Collateral is another channel through which infrastructure moves markets ahead of regulation. When systems improve the ability to mobilize, pledge, or reuse collateral, liquidity becomes more flexible. Assets that qualify easily gain value, while those that do not face higher funding costs.

These changes alter relative pricing across instruments and currencies. Market participants respond by reallocating portfolios and adjusting hedging strategies. The effect is visible in spreads, basis markets, and funding rates.

Regulatory guidance on collateral eligibility or risk weighting often follows these shifts. By the time rules are clarified, markets have already repriced liquidity based on practical usability rather than formal classification.

Infrastructure Creates De Facto Standards

Financial infrastructure often establishes de facto standards before regulators endorse them. Widely adopted settlement protocols, messaging systems, or operational practices become the default simply because they work efficiently.

Once adoption reaches scale, reversing these standards becomes difficult. Markets treat them as given. Regulation then adapts to ensure oversight and stability rather than attempting to redesign the system from scratch.

This dynamic explains why regulatory change often feels incremental. The core architecture has already been accepted by markets, leaving regulators to refine rather than reinvent.

Technology Compresses Reaction Time

Technology accelerates the impact of infrastructure change. Automated processes, real time data, and integrated platforms shorten the gap between innovation and market response. Participants can adjust positions, pricing, and risk management almost instantly.

This compression of reaction time makes regulation appear slow by comparison. Policy development, consultation, and implementation take time. Markets cannot wait. They respond to operational reality as it emerges.

In 2026, this speed differential is especially pronounced. Infrastructure evolves continuously, while regulation moves in measured steps.

Regulation Responds to Risk Revealed by Infrastructure

Rather than leading markets, regulation often responds to risks revealed by infrastructure changes. New systems can expose vulnerabilities, concentration risks, or unintended consequences. These issues become apparent only after markets have adapted.

Regulators then intervene to address stability concerns. This intervention shapes the next phase of market behavior, but it does not undo the initial shift. Infrastructure has already set the direction.

Understanding this sequence helps explain why markets sometimes appear to ignore regulatory debate. The practical effects are already priced.
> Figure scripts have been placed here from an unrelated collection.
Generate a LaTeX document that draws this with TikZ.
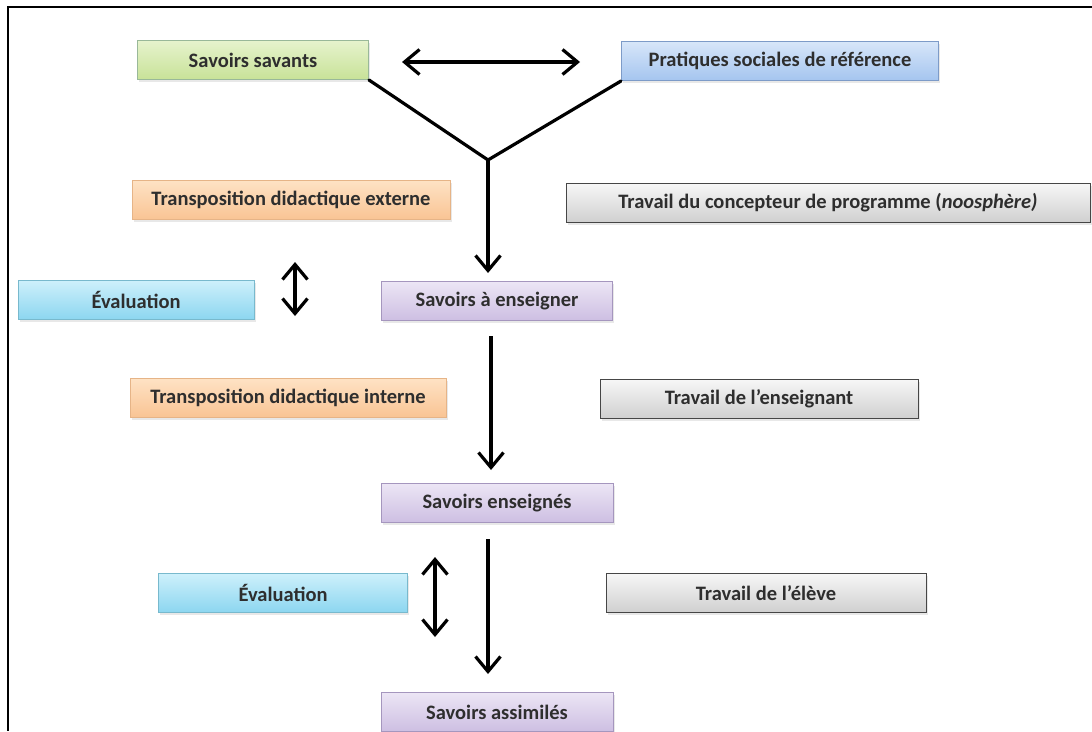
\documentclass[tikz,border=0pt]{standalone}
\usepackage{fontspec}
\setmainfont{Carlito}
\usetikzlibrary{arrows.meta,shadows}
\definecolor{txt}{HTML}{2E2E2E}
\tikzset{
  box/.style={draw, line width=1pt, minimum height=39pt, inner sep=0pt,
    font=\fontsize{20.5}{22}\selectfont\bfseries, text=txt,
    drop shadow={shadow xshift=1.5pt, shadow yshift=-2pt, opacity=0.18}},
  greenbox/.style={box, draw=green!30!black!40, top color={rgb,255:red,230;green,243;blue,205}, bottom color={rgb,255:red,200;green,226;blue,152}},
  bluebox/.style={box, draw={rgb,255:red,125;green,155;blue,200}, top color={rgb,255:red,215;green,230;blue,249}, bottom color={rgb,255:red,165;green,197;blue,239}},
  orangebox/.style={box, draw={rgb,255:red,230;green,180;blue,135}, top color={rgb,255:red,254;green,226;blue,196}, bottom color={rgb,255:red,249;green,196;blue,148}},
  graybox/.style={box, draw={rgb,255:red,70;green,70;blue,70}, top color={rgb,255:red,246;green,246;blue,246}, bottom color={rgb,255:red,208;green,208;blue,208}},
  cyanbox/.style={box, draw={rgb,255:red,120;green,185;blue,205}, top color={rgb,255:red,205;green,240;blue,251}, bottom color={rgb,255:red,140;green,214;blue,240}},
  purplebox/.style={box, draw={rgb,255:red,165;green,150;blue,190}, top color={rgb,255:red,236;green,230;blue,245}, bottom color={rgb,255:red,205;green,190;blue,226}},
  flow/.style={line width=3.2pt, black},
  tip/.style={-{Straight Barb[length=15pt,width=25pt]}},
  dtip/.style={{Straight Barb[length=15pt,width=25pt]}-{Straight Barb[length=15pt,width=25pt]}},
  frame/.style={line width=2.4pt, black}
}
\begin{document}
\begin{tikzpicture}[x=1pt,y=-1pt]
\useasboundingbox (0,0) rectangle (1092,731);
\fill[white] (0,0) rectangle (1092,731);
\draw[frame] (1092,7) -- (8,7) -- (8,731);

\node[greenbox, minimum width=231pt] (ss) at (253,60) {Savoirs savants};
\node[bluebox, minimum width=317pt] (ps) at (780,61) {Pratiques sociales de référence};
\node[orangebox, minimum width=318pt] (tde) at (291,200) {Transposition didactique externe};
\node[graybox, minimum width=524pt] (tc) at (828,203) {Travail du concepteur de programme (\textit{noosphère)}};
\node[cyanbox, minimum width=236pt] (ev1) at (136,300) {Évaluation};
\node[purplebox, minimum width=231pt] (sae) at (497,301) {Savoirs à enseigner};
\node[orangebox, minimum width=316pt] (tdi) at (288,398) {Transposition didactique interne};
\node[graybox, minimum width=318pt] (te) at (759,399) {Travail de l’enseignant};
\node[purplebox, minimum width=232pt] (se) at (497,503) {Savoirs enseignés};
\node[cyanbox, minimum width=249pt] (ev2) at (283,593) {Évaluation};
\node[graybox, minimum width=320pt] (tel) at (766,593) {Travail de l’élève};
\node[purplebox, minimum width=232pt] (sas) at (497,712) {Savoirs assimilés};

% top double arrow
\coordinate (h1) at (402,62);
\coordinate (h2) at (580,62);
\draw[flow, dtip] (h1) -- (h2);

% Y junction
\coordinate (j) at (488,160);
\draw[flow, line cap=round] (ss.south east) -- (j) -- (ps.south west);
\draw[flow, tip, shorten >=8pt] (j) -- (j |- sae.north);
% vertical flows
\draw[flow, tip, shorten <=15pt, shorten >=13pt] ([xshift=-6pt]sae.south) -- ([xshift=-6pt]se.north);
\draw[flow, tip, shorten <=16pt, shorten >=18pt] ([xshift=-9pt]se.south) -- ([xshift=-9pt]sas.north);

% evaluation double arrows
\coordinate (e1a) at (295,262);
\coordinate (e1b) at (295,316);
\draw[flow, dtip] (e1a) -- (e1b);
\coordinate (e2a) at (435,557);
\coordinate (e2b) at (435,637);
\draw[flow, dtip] (e2a) -- (e2b);
\end{tikzpicture}
\end{document}
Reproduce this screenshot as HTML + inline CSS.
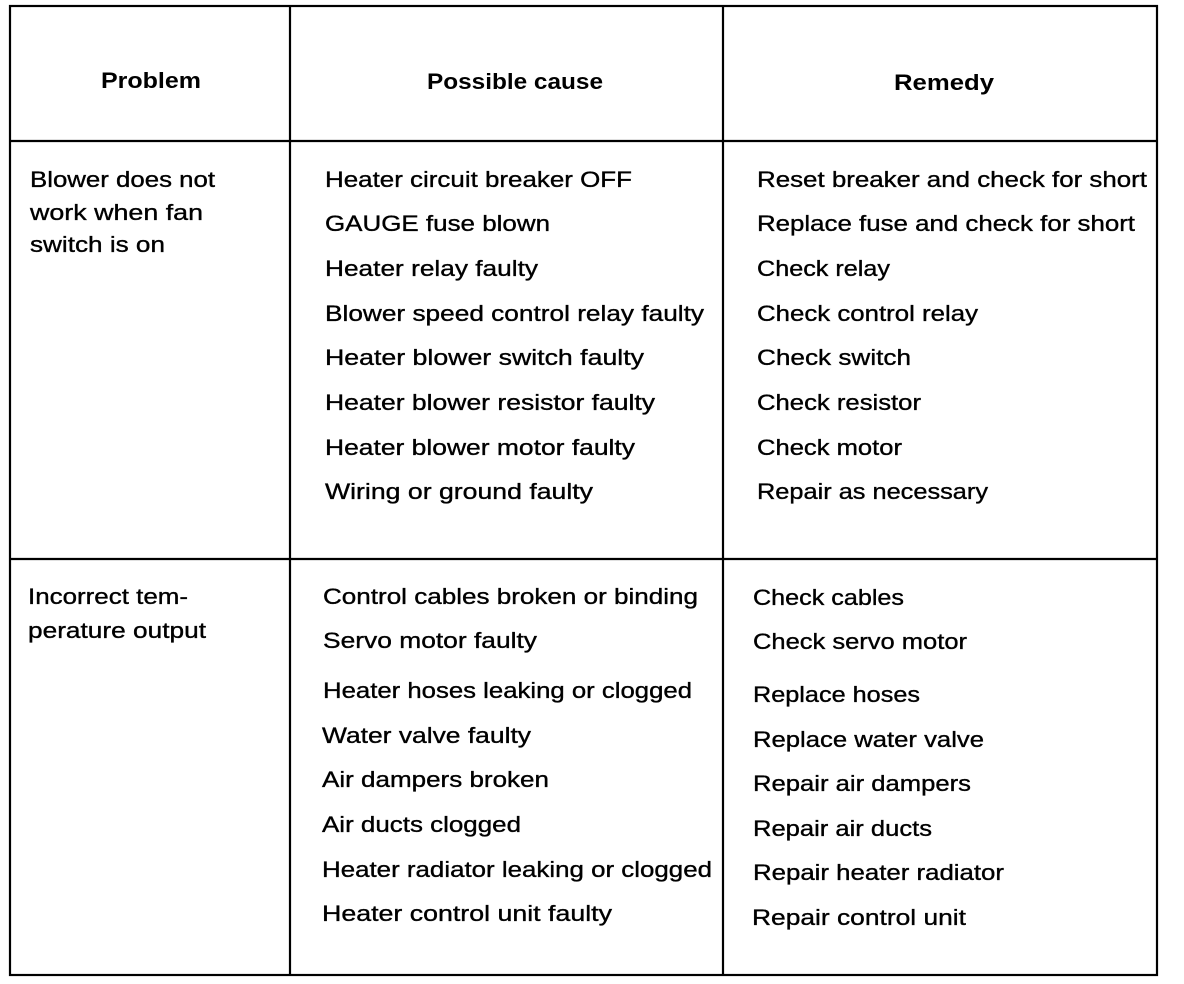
<!DOCTYPE html>
<html><head><meta charset="utf-8"><style>html,body{margin:0;padding:0;background:#fff}svg{display:block}</style></head><body>
<svg width="1184" height="984" xmlns="http://www.w3.org/2000/svg" font-family="Liberation Sans, sans-serif" font-size="22" fill="#000">
<g stroke="#000" stroke-width="2.2" fill="none">
<rect x="10" y="6" width="1147" height="969"/>
<line x1="290" y1="6" x2="290" y2="975"/>
<line x1="723" y1="6" x2="723" y2="975"/>
<line x1="10" y1="141" x2="1157" y2="141"/>
<line x1="10" y1="559" x2="1157" y2="559"/>
</g>
<g font-weight="bold">
<text x="101" y="88" textLength="100" lengthAdjust="spacingAndGlyphs">Problem</text>
<text x="427" y="89" textLength="176" lengthAdjust="spacingAndGlyphs">Possible cause</text>
<text x="894" y="90" textLength="100" lengthAdjust="spacingAndGlyphs">Remedy</text>
</g>
<g stroke="#000" stroke-width="0.35">
<text x="30" y="187" textLength="185" lengthAdjust="spacingAndGlyphs">Blower does not</text>
<text x="30" y="220" textLength="173" lengthAdjust="spacingAndGlyphs">work when fan</text>
<text x="30" y="252" textLength="135" lengthAdjust="spacingAndGlyphs">switch is on</text>
<text x="28" y="604" textLength="160" lengthAdjust="spacingAndGlyphs">Incorrect tem-</text>
<text x="28" y="638" textLength="178" lengthAdjust="spacingAndGlyphs">perature output</text>

<text x="325" y="187" textLength="307" lengthAdjust="spacingAndGlyphs">Heater circuit breaker OFF</text>
<text x="325" y="231" textLength="225" lengthAdjust="spacingAndGlyphs">GAUGE fuse blown</text>
<text x="325" y="276" textLength="213" lengthAdjust="spacingAndGlyphs">Heater relay faulty</text>
<text x="325" y="321" textLength="379" lengthAdjust="spacingAndGlyphs">Blower speed control relay faulty</text>
<text x="325" y="365" textLength="319" lengthAdjust="spacingAndGlyphs">Heater blower switch faulty</text>
<text x="325" y="410" textLength="330" lengthAdjust="spacingAndGlyphs">Heater blower resistor faulty</text>
<text x="325" y="455" textLength="310" lengthAdjust="spacingAndGlyphs">Heater blower motor faulty</text>
<text x="325" y="499" textLength="268" lengthAdjust="spacingAndGlyphs">Wiring or ground faulty</text>

<text x="757" y="187" textLength="390" lengthAdjust="spacingAndGlyphs">Reset breaker and check for short</text>
<text x="757" y="231" textLength="378" lengthAdjust="spacingAndGlyphs">Replace fuse and check for short</text>
<text x="757" y="276" textLength="133" lengthAdjust="spacingAndGlyphs">Check relay</text>
<text x="757" y="321" textLength="221" lengthAdjust="spacingAndGlyphs">Check control relay</text>
<text x="757" y="365" textLength="154" lengthAdjust="spacingAndGlyphs">Check switch</text>
<text x="757" y="410" textLength="164" lengthAdjust="spacingAndGlyphs">Check resistor</text>
<text x="757" y="455" textLength="145" lengthAdjust="spacingAndGlyphs">Check motor</text>
<text x="757" y="499" textLength="231" lengthAdjust="spacingAndGlyphs">Repair as necessary</text>

<text x="323" y="604" textLength="375" lengthAdjust="spacingAndGlyphs">Control cables broken or binding</text>
<text x="323" y="648" textLength="214" lengthAdjust="spacingAndGlyphs">Servo motor faulty</text>
<text x="323" y="698" textLength="369" lengthAdjust="spacingAndGlyphs">Heater hoses leaking or clogged</text>
<text x="322" y="743" textLength="209" lengthAdjust="spacingAndGlyphs">Water valve faulty</text>
<text x="322" y="787" textLength="227" lengthAdjust="spacingAndGlyphs">Air dampers broken</text>
<text x="322" y="832" textLength="199" lengthAdjust="spacingAndGlyphs">Air ducts clogged</text>
<text x="322" y="877" textLength="390" lengthAdjust="spacingAndGlyphs">Heater radiator leaking or clogged</text>
<text x="322" y="921" textLength="290" lengthAdjust="spacingAndGlyphs">Heater control unit faulty</text>

<text x="753" y="605" textLength="151" lengthAdjust="spacingAndGlyphs">Check cables</text>
<text x="753" y="649" textLength="214" lengthAdjust="spacingAndGlyphs">Check servo motor</text>
<text x="753" y="702" textLength="167" lengthAdjust="spacingAndGlyphs">Replace hoses</text>
<text x="753" y="747" textLength="231" lengthAdjust="spacingAndGlyphs">Replace water valve</text>
<text x="753" y="791" textLength="218" lengthAdjust="spacingAndGlyphs">Repair air dampers</text>
<text x="753" y="836" textLength="179" lengthAdjust="spacingAndGlyphs">Repair air ducts</text>
<text x="753" y="880" textLength="251" lengthAdjust="spacingAndGlyphs">Repair heater radiator</text>
<text x="752" y="925" textLength="214" lengthAdjust="spacingAndGlyphs">Repair control unit</text>
</g>
</svg>
</body></html>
Implications for Market Participants

For investors and analysts, the lesson is to watch infrastructure developments closely. Changes in settlement, clearing, and collateral frameworks provide earlier signals than policy proposals. These changes influence liquidity, volatility, and correlations before headlines do.

For policymakers, the challenge is keeping oversight aligned with rapidly evolving systems. Effective regulation requires understanding how infrastructure shapes behavior in real time, not just how it should work in theory.

Markets move where incentives move. Infrastructure defines those incentives first.

Conclusion

Financial infrastructure moves markets before regulation because it changes behavior immediately. Settlement speed, collateral mobility, and operational standards reshape incentives long before rules are updated. In 2026, understanding market dynamics requires focusing on how the system functions in practice, not just on how it is regulated on paper.